"ENOUGH DREAMS-WITHIN-DREAMS-WITHIN-DREAMS-WITHIN-DREAMS TO MAKE NOLAN'S HEAD SPIN"
Jamie Dunn at Indiewire presents a self-described fan's view of Brian De Palma's Passion. After expressing disappointment a lack of "visual panache" in the first parts of the film (and attributing that to a lack of proper financing), Dunn writes the following:
"De Palma does eventually get to play, however. After one particularly cruel bit of theatre orchestrated by Christine to humiliate Isabelle, any relationship the film once had to realism goes out the window as Isabelle slips down a wormhole of depression and sleep deprivation. As she cracks, so too does the film. The angle on cinematographer José Luis Alcaine’s Dutch tilt is set to jaunty, and his lighting to expressionistic. Scene by scene the tone becomes more hallucinatory, and by the end of the film De Palma has bombarded us with enough feverish dreams-within-dreams-within-dreams-within-dreams to make Christopher Nolan’s head spin.

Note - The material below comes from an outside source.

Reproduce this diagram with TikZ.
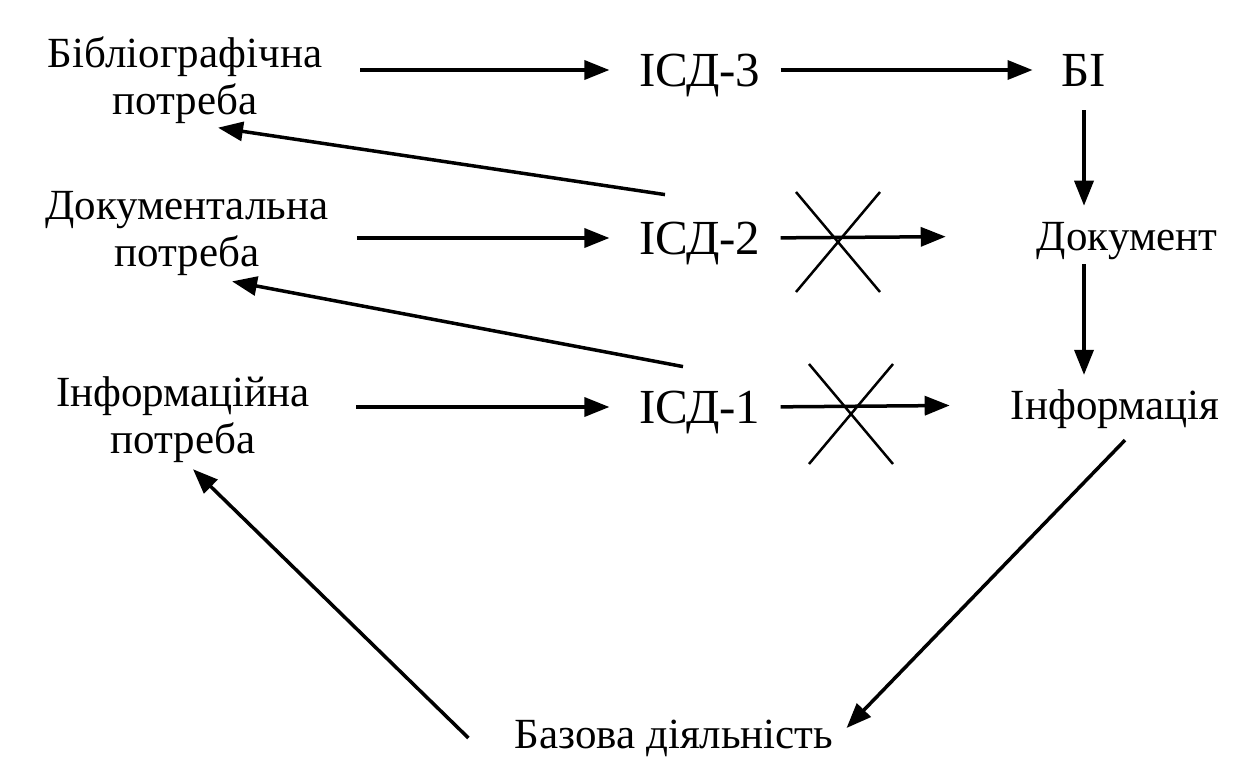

"How well you respond to this shift to a more outré style is likely to depend on how seriously you’ve been taking the film so far, but there are clues along the way that De Palma wants us to cackle along with his often demented vision – just check the scene where Isabelle discovers that Christine’s bathroom drawer is overflowing with kinky love making paraphernalia, including a porcelain mask that will have significance in a later scene. "In the end, though, this isn’t quite the comeback for which fans, myself included, had been hoping. Whatever your opinion of De Palma’s oeuvre, there’s no denying he’s a fine craftsman of trashy thrillrides. But when his cinema really sings, such as in “Dressed to Kill," his giddy serial killer sex farce, or paranoid political thriller “Blow Out," his sense for image, composition, and movement is as fine as any living filmmaker.
“Passion” has its moments: there’s a trademark De Palma split-screen, with the left-hand side showing a graceful ballet performance, while on the right a nerve-shredding dance of murder plays out. Later, there’s also a nifty ‘she’s behind you’ scare. But both have been used to better effect in “Sisters” and “Raising Cain." De Palma’s heart ultimately doesn’t feel fully in this film. What “Passion” is lacking is, ironically, some passion. [C+]"
Meanwhile, Cine Vue's John Bleasdale writes, "There are admittedly a couple of sequences within Passion that fans of the director will adore - a visit to the ballet is a particular high point - and De Palma adeptly uses music, this time provided by Pino Donaggio. Sadly, the renowned American director's latest film feels like an unambitious chamber piece, a folly with flashes of brilliance, but which ultimately won't be raising anyone's temperature."